» Information shown
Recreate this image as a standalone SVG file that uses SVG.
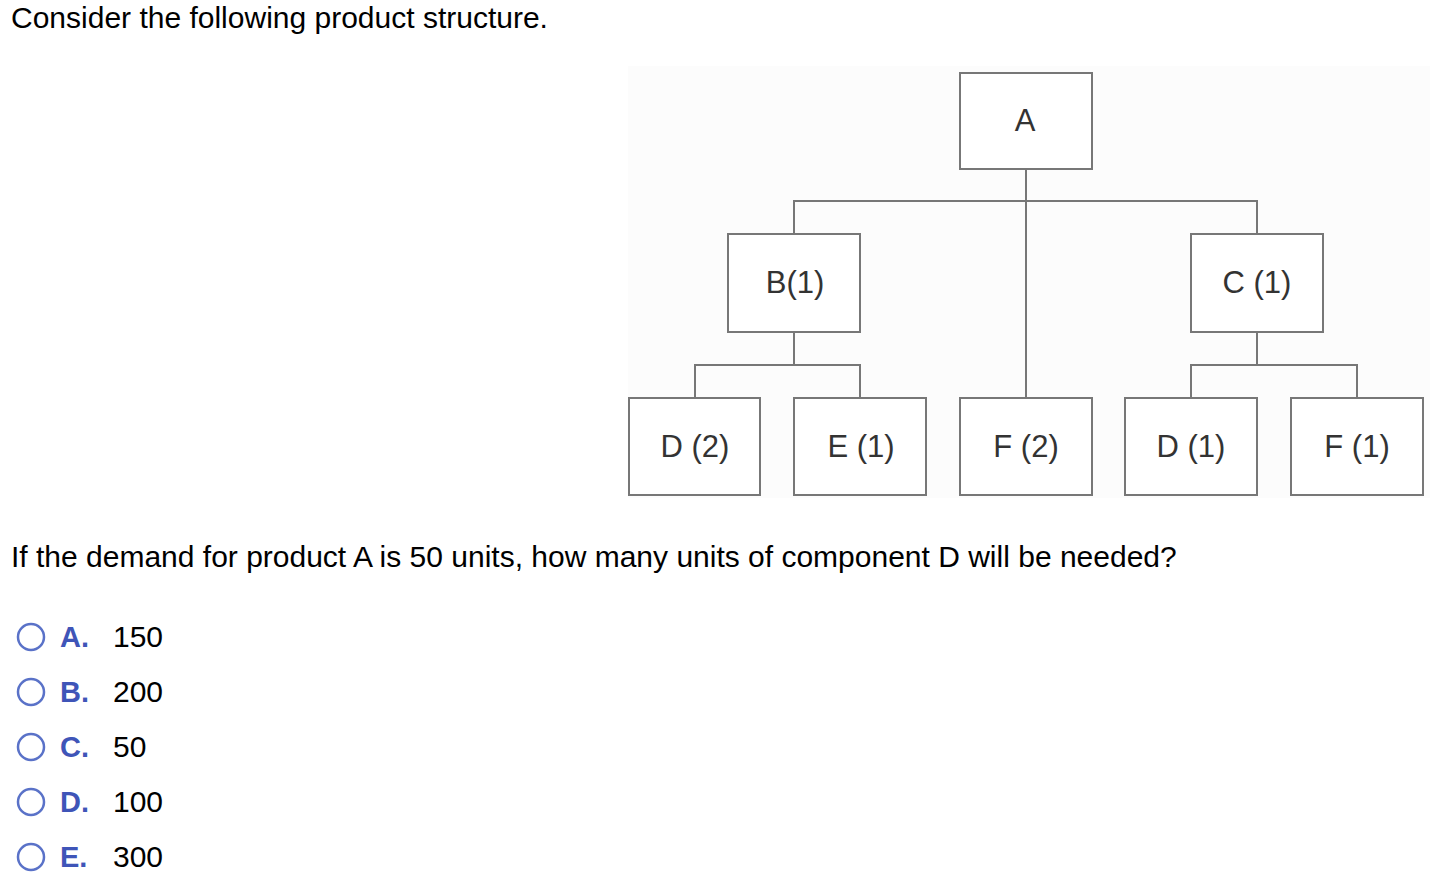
<svg xmlns="http://www.w3.org/2000/svg" width="1430" height="878" viewBox="0 0 1430 878">
<style>
.t{font-family:"Liberation Sans",Arial,sans-serif;font-size:30px;fill:#000}
.n rect{fill:#fff;stroke:#777;stroke-width:2}
.n text{font-family:"Liberation Sans",Arial,sans-serif;font-size:31px;fill:#333;text-anchor:middle}
.c{fill:none;stroke:#777;stroke-width:2}
.o circle{fill:#fff;stroke:#5a72c8;stroke-width:2.5}
.o text.l{font-family:"Liberation Sans",Arial,sans-serif;font-size:29px;font-weight:bold;fill:#3f55b8}
.o text.v{font-family:"Liberation Sans",Arial,sans-serif;font-size:30px;fill:#000}
</style>
<rect width="1430" height="878" fill="#fff"/>
<text class="t" x="11" y="28">Consider the following product structure.</text>
<rect x="628" y="66" width="802" height="432" fill="#fcfcfc"/>
<g id="connectors" class="c">
<path d="M1026 169V398M794 234V201H1257V234M794 332V365M695 398V365H860V398M1257 332V365M1191 398V365H1357V398"/>
</g>
<g id="A" class="n"><rect x="960" y="73" width="132" height="96"/><text x="1025" y="131">A</text></g>
<g id="B" class="n"><rect x="728" y="234" width="132" height="98"/><text x="795" y="293">B(1)</text></g>
<g id="C" class="n"><rect x="1191" y="234" width="132" height="98"/><text x="1257" y="293">C (1)</text></g>
<g id="D2" class="n"><rect x="629" y="398" width="131" height="97"/><text x="695" y="457">D (2)</text></g>
<g id="E1" class="n"><rect x="794" y="398" width="132" height="97"/><text x="861" y="457">E (1)</text></g>
<g id="F2" class="n"><rect x="960" y="398" width="132" height="97"/><text x="1026" y="457">F (2)</text></g>
<g id="D1" class="n"><rect x="1125" y="398" width="132" height="97"/><text x="1191" y="457">D (1)</text></g>
<g id="F1" class="n"><rect x="1291" y="398" width="132" height="97"/><text x="1357" y="457">F (1)</text></g>
<text class="t" x="11" y="567">If the demand for product A is 50 units, how many units of component D will be needed?</text>
<g class="o">
<circle cx="31" cy="637" r="13"/><text class="l" x="60" y="647">A.</text><text class="v" x="113" y="647">150</text>
<circle cx="31" cy="692" r="13"/><text class="l" x="60" y="702">B.</text><text class="v" x="113" y="702">200</text>
<circle cx="31" cy="747" r="13"/><text class="l" x="60" y="757">C.</text><text class="v" x="113" y="757">50</text>
<circle cx="31" cy="802" r="13"/><text class="l" x="60" y="812">D.</text><text class="v" x="113" y="812">100</text>
<circle cx="31" cy="857" r="13"/><text class="l" x="60" y="867">E.</text><text class="v" x="113" y="867">300</text>
</g>
</svg>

» Problem to work on
Reproduce the whole listing exactly, but not the images in it.

» Solution
Recreate this image as a standalone SVG file that uses SVG.
<svg xmlns="http://www.w3.org/2000/svg" width="1430" height="878" viewBox="0 0 1430 878">
<style>
.t{font-family:"Liberation Sans",Arial,sans-serif;font-size:30px;fill:#000}
.n rect{fill:#fff;stroke:#777;stroke-width:2}
.n text{font-family:"Liberation Sans",Arial,sans-serif;font-size:31px;fill:#333;text-anchor:middle}
.c{fill:none;stroke:#777;stroke-width:2}
.o circle{fill:#fff;stroke:#5a72c8;stroke-width:2.5}
.o text.l{font-family:"Liberation Sans",Arial,sans-serif;font-size:29px;font-weight:bold;fill:#3f55b8}
.o text.v{font-family:"Liberation Sans",Arial,sans-serif;font-size:30px;fill:#000}
</style>
<rect width="1430" height="878" fill="#fff"/>
<text class="t" x="11" y="28">Consider the following product structure.</text>
<rect x="628" y="66" width="802" height="432" fill="#fcfcfc"/>
<g id="connectors" class="c">
<path d="M1026 169V398M794 234V201H1257V234M794 332V365M695 398V365H860V398M1257 332V365M1191 398V365H1357V398"/>
</g>
<g id="A" class="n"><rect x="960" y="73" width="132" height="96"/><text x="1025" y="131">A</text></g>
<g id="B" class="n"><rect x="728" y="234" width="132" height="98"/><text x="795" y="293">B(1)</text></g>
<g id="C" class="n"><rect x="1191" y="234" width="132" height="98"/><text x="1257" y="293">C (1)</text></g>
<g id="D2" class="n"><rect x="629" y="398" width="131" height="97"/><text x="695" y="457">D (2)</text></g>
<g id="E1" class="n"><rect x="794" y="398" width="132" height="97"/><text x="861" y="457">E (1)</text></g>
<g id="F2" class="n"><rect x="960" y="398" width="132" height="97"/><text x="1026" y="457">F (2)</text></g>
<g id="D1" class="n"><rect x="1125" y="398" width="132" height="97"/><text x="1191" y="457">D (1)</text></g>
<g id="F1" class="n"><rect x="1291" y="398" width="132" height="97"/><text x="1357" y="457">F (1)</text></g>
<text class="t" x="11" y="567">If the demand for product A is 50 units, how many units of component D will be needed?</text>
<g class="o">
<circle cx="31" cy="637" r="13"/><text class="l" x="60" y="647">A.</text><text class="v" x="113" y="647">150</text>
<circle cx="31" cy="692" r="13"/><text class="l" x="60" y="702">B.</text><text class="v" x="113" y="702">200</text>
<circle cx="31" cy="747" r="13"/><text class="l" x="60" y="757">C.</text><text class="v" x="113" y="757">50</text>
<circle cx="31" cy="802" r="13"/><text class="l" x="60" y="812">D.</text><text class="v" x="113" y="812">100</text>
<circle cx="31" cy="857" r="13"/><text class="l" x="60" y="867">E.</text><text class="v" x="113" y="867">300</text>
</g>
</svg>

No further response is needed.